For months afterward, I was depressed. These were people who had jobs, drove cars, raised children? Why should I want to join those whose only claim to good citizenship was the ability to follow a few simple rules? I thought about finding a hole someplace to spend the rest of my days in.

Luckily, there are good people out there. I'm lucky enough to count some of them as friends, and all of them as family.. I still believe that most people are hard-working decent folks, just trying to do the best they can.  Am I ever wrong? Sometimes with a frequency that is downright spectacular. But if my only choices were to become part of the darkness, or be a victim of it, I'd choose the latter.

Of course, nominally, one should avoid both.

It's my hope that John was lucky enough to surround himself with enough people who cared.

I Hate This.

My kid brother, John, died yesterday morning. He was 47. I am...bereft. Two brothers gone in less than a year.  I'm reminded of a line from the most recent Indiana Jones movie. "We've reached the point where life stops giving us things, and starts taking them away."

The last time I saw John, it wasn't the best of circumstances.  I was in handcuffs, on my way to prison.  As they put me in the squad car, I caught a glimpse of him, waving at me from a nearby rooftop. He always had the luck of the Irish.

The problem with the luck of the Irish, is that when it runs out, it runs out with a vengeance.  He ended up working on a ranch just outside of Kingman, AZ.  He'd retreated from a world that he felt had no love for him, and held no place for him. It's easy to empathize. We've all felt it. At some point, or to some degree. It was harder for him, because he was the kind of person that needed to be around people.


Like most people on this planet, my brother lived a life that was hard, brutal, and short. That is unacceptable. For him, and for everyone else.


But it seems we're slowly, inexorably being conditioned not to care. Even to hold with contempt and suspicion anything different. The problem is, that we're all different. Each one of us something that never was, nor will be again. A hunk of metal as unique as each one of us would be considered priceless. Yet we consistently treat each other like shit. It will lead to a society where even the best of us are considered inherently expendable.

When I was released from prison, my first impulse was to follow my brother into obscurity. It would have been easy. Especially when it seemed that every signal I got from those around me said that I didn't matter. That I was unworthy and had nothing to offer.

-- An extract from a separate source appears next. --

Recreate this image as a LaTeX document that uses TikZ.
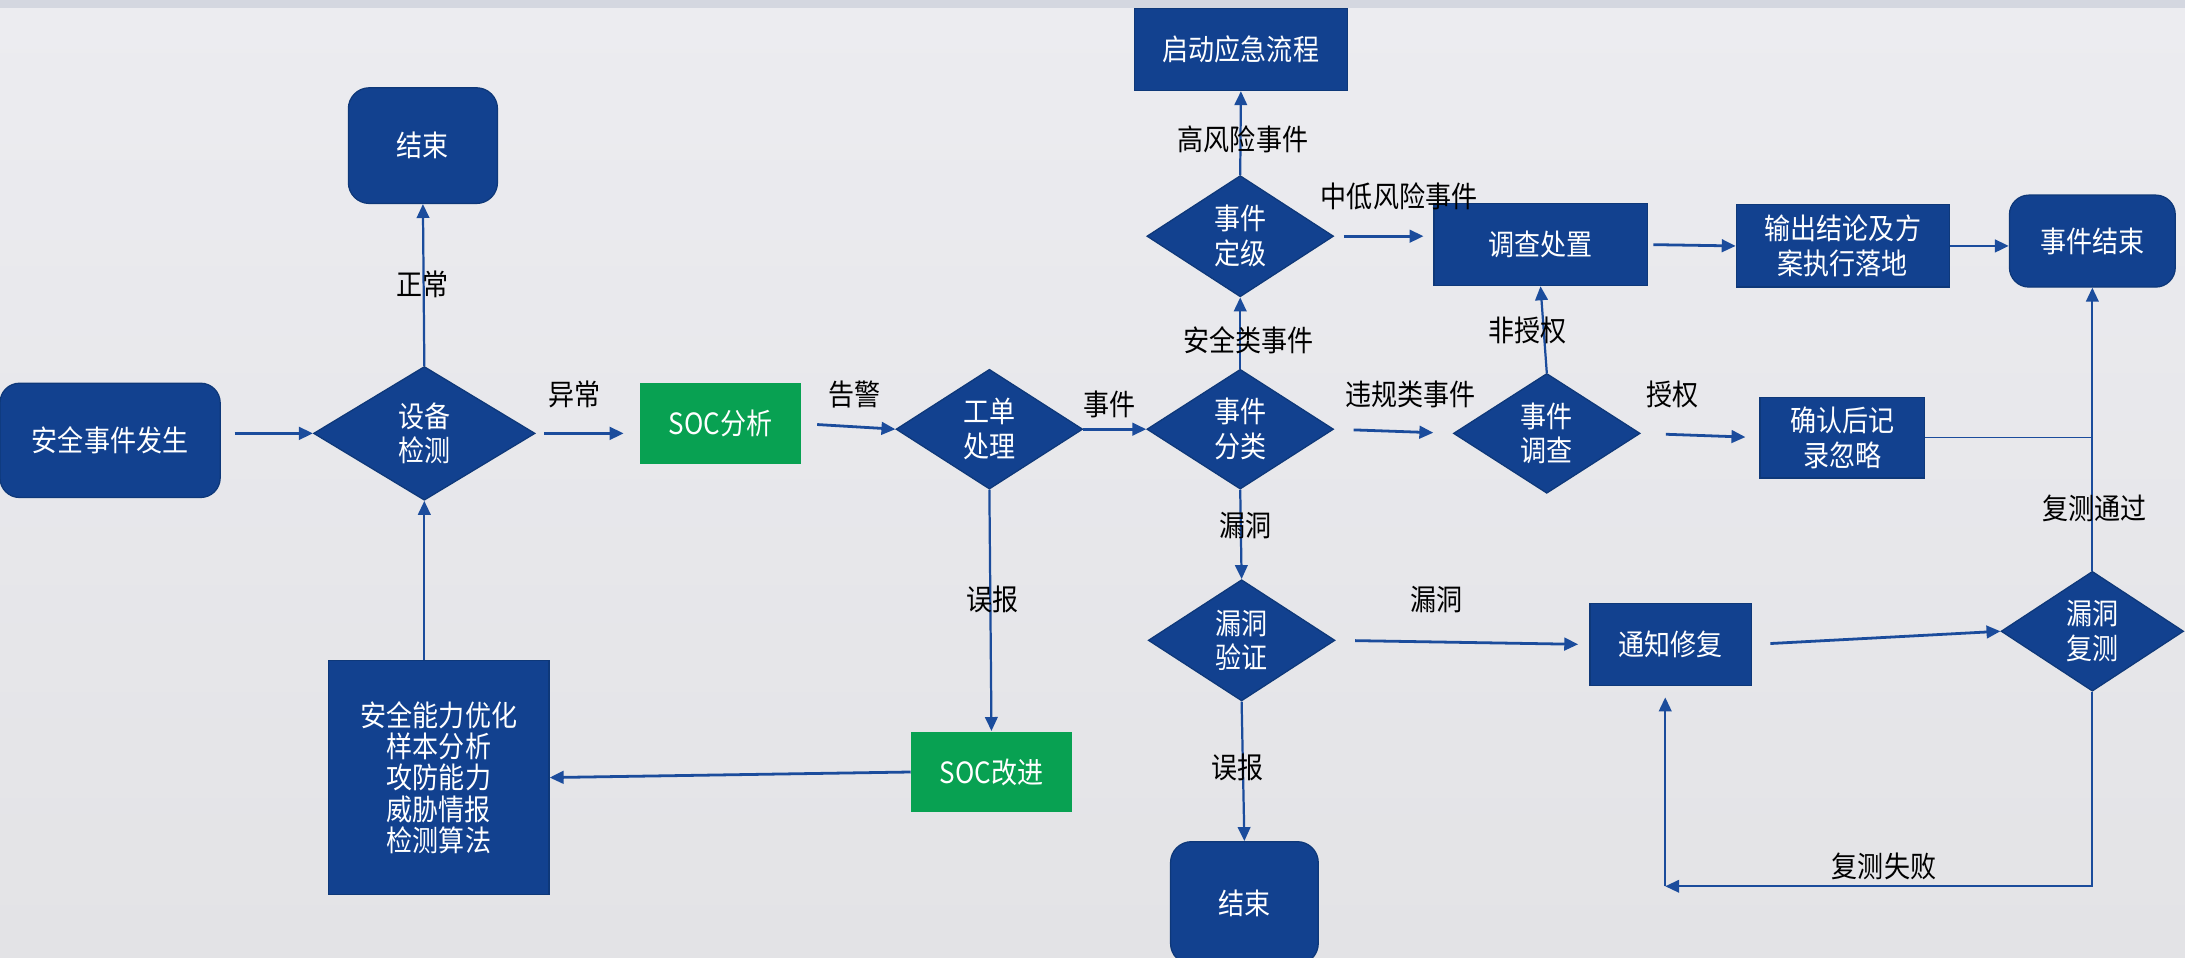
\documentclass[tikz,border=0pt]{standalone}
\usepackage{fontspec}
\setmainfont{Noto Sans CJK SC}[FakeStretch=0.89]
\usetikzlibrary{shapes.geometric,arrows.meta}
\definecolor{nblue}{HTML}{12418F}
\definecolor{nborder}{HTML}{0E3879}
\definecolor{aline}{HTML}{1B4C9C}
\definecolor{ngreen}{HTML}{08A152}
\definecolor{bgtop}{HTML}{ECECF0}
\definecolor{bgbot}{HTML}{E3E3E6}
\definecolor{band}{HTML}{D4D7E0}
\begin{document}
\begin{tikzpicture}[x=1pt,y=-1pt,
  box/.style={draw=nborder, fill=nblue, text=white, line width=0.9pt, inner sep=0pt,
    font=\fontsize{21}{25}\selectfont, align=center},
  rbox/.style={box, rounded corners=14pt},
  dia/.style={box, diamond},
  gbox/.style={box, draw=none, fill=ngreen},
  arr/.style={draw=aline, line width=1.6pt, -{Triangle[length=10pt,width=9pt]}},
  plain/.style={draw=aline, line width=1.2pt},
  lab/.style={font=\fontsize{21}{24}\selectfont, text=black, inner sep=0pt}]
\useasboundingbox (0,0) rectangle (1568,687);
\shade[top color=bgtop, bottom color=bgbot] (0,0) rectangle (1568,687);
\fill[band] (0,0) rectangle (1568,6);

% nodes
\node[rbox, minimum width=158pt, minimum height=82pt] (start) at (79,316) {安全事件发生};
\node[dia, minimum width=159pt, minimum height=96pt] (det) at (304.5,311) {设备\\检测};
\node[rbox, rounded corners=15pt, minimum width=107pt, minimum height=83pt] (end1) at (303.5,104.5) {结束};
\node[gbox, minimum width=116pt, minimum height=58pt] (soc) at (517,304) {SOC分析};
\node[dia, minimum width=134pt, minimum height=86pt] (gd) at (710,308) {工单\\处理};
\node[dia, minimum width=134pt, minimum height=86pt] (cls) at (890,308) {事件\\分类};
\node[dia, minimum width=134pt, minimum height=87pt] (grade) at (890,169.5) {事件\\定级};
\node[box, minimum width=153pt, minimum height=59pt] (emerg) at (890.5,35.5) {启动应急流程};
\node[box, minimum width=153pt, minimum height=59pt] (inv) at (1105.5,175.5) {调查处置};
\node[box, minimum width=153pt, minimum height=59pt] (out) at (1322.5,176.5) {输出结论及方\\案执行落地};
\node[rbox, minimum width=119pt, minimum height=66pt] (fin) at (1501.5,173) {事件结束};
\node[dia, minimum width=134pt, minimum height=86pt] (ei) at (1110,311) {事件\\调查};
\node[box, minimum width=118pt, minimum height=58pt] (conf) at (1322,314) {确认后记\\录忽略};
\node[dia, minimum width=134pt, minimum height=87pt] (vv) at (891,459.5) {漏洞\\验证};
\node[box, minimum width=116pt, minimum height=59pt] (fix) at (1199,462.5) {通知修复};
\node[dia, minimum width=131pt, minimum height=86pt] (retest) at (1501.5,453) {漏洞\\复测};
\node[rbox, rounded corners=15pt, minimum width=106pt, minimum height=88pt] (endb) at (893,648) {结束};
\node[gbox, minimum width=115pt, minimum height=58pt] (socimp) at (711.5,554) {SOC改进};
\node[box, font=\fontsize{21}{22.5}\selectfont, minimum width=158pt, minimum height=168pt] (opt) at (315,558) {安全能力优化\\样本分析\\攻防能力\\威胁情报\\检测算法};

% connectors
\draw[arr, line width=2pt, shorten <=10pt] (start.east |- det.west) -- (det.west);
\draw[arr] (det.north) -- (end1.south);
\draw[arr, line width=2pt, shorten <=6pt, shorten >=11pt] (det.east) -- (det.east -| soc.west);
\draw[arr, line width=2pt, shorten <=11pt] (soc.east) -- (gd.west);
\draw[arr, line width=2pt] (gd.east) -- (cls.west);
\draw[arr] (cls.north) -- (grade.south);
\draw[arr] (grade.north) -- (emerg.south);
\draw[arr, line width=2pt, shorten <=7pt, shorten >=7pt] (grade.east) -- (grade.east -| inv.west);
\draw[arr, line width=2pt, shorten <=4pt] (inv.east) -- (out.west);
\draw[arr, line width=2pt] (out.east) -- (out.east -| fin.west);
\draw[arr, line width=2pt, shorten <=14pt, shorten >=14pt] (cls.east) -- (ei.west);
\draw[arr] (ei.north) -- (inv.south);
\draw[arr, line width=2pt, shorten <=18pt, shorten >=10pt] (ei.east) -- (conf.west);
\draw[plain] (conf.east) -- (conf.east -| fin.south);
\draw[arr] (cls.south) -- (vv.north);
\draw[arr, line width=2pt, shorten <=14pt, shorten >=8pt] (vv.east) -- (fix.west);
\draw[arr, line width=2pt, shorten <=13pt] (fix.east) -- (retest.west);
\draw[arr] (retest.north) -- (fin.south);
\coordinate (failc) at (1195,636);
\draw[arr] (retest.south) |- (failc);
\draw[arr, shorten >=8pt] (failc) -- (failc |- fix.south);
\draw[arr] (vv.south) -- (endb.north);
\draw[arr] (gd.south) -- (socimp.north);
\draw[arr, line width=2pt] (socimp.west) -- (opt.east);
\draw[arr] (opt.north -| det.south) -- (det.south);

% labels
\node[lab] (l1) at (303,204) {正常};
\node[lab] (l2) at (412,283) {异常};
\node[lab] (l3) at (613,283) {告警};
\node[lab] (l4) at (796,290) {事件};
\node[lab] (l5) at (896,244) {安全类事件};
\node[lab] (l6) at (892,100) {高风险事件};
\node[lab] (l7) at (1004,141) {中低风险事件};
\node[lab] (l8) at (1012,283) {违规类事件};
\node[lab] (l9) at (1096,237) {非授权};
\node[lab] (l10) at (1200,283) {授权};
\node[lab] (l11) at (894,377) {漏洞};
\node[lab] (l12) at (1031,430) {漏洞};
\node[lab] (l13) at (1503,365) {复测通过};
\node[lab] (l14) at (712,430) {误报};
\node[lab] (l15) at (888,551) {误报};
\node[lab] (l16) at (1352,622) {复测失败};
\end{tikzpicture}
\end{document}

There were those who were merely disinterested. I sat across the desks of bureaucrats who just wanted me to go away so they could go on to the next person they didn't care about. Then there were others who viewed me with open contempt (including a couple disturbingly creative death threats via email). My brother, a decidedly more sensitive soul than I, would not have fared well.

In the beginning, I couldn't retreat because I had nowhere to go. But in the end, it was those very people that made me determined to stay. I learned tolerance from those who, for whatever reason, hated me, and kindness from those who were unkind because, oddly, they felt morally justified in being so. (They will have to forgive me if they find that I am ungrateful for those lessons.)

I hold no illusions about my place in this world, or my ability to change it. But...

We all matter.

For the next few months, I will dream of my brother as he was in life, only to wake to feel the sting of his absence. I'm told that this is common in the face of loss. Still, it's liable to make me a tad cranky. 

I take some small solace in the fact that, as unique as we are, in the end we are all equal. The rich and poor, good and evil, all of us destined to be crushed under the same great wheel.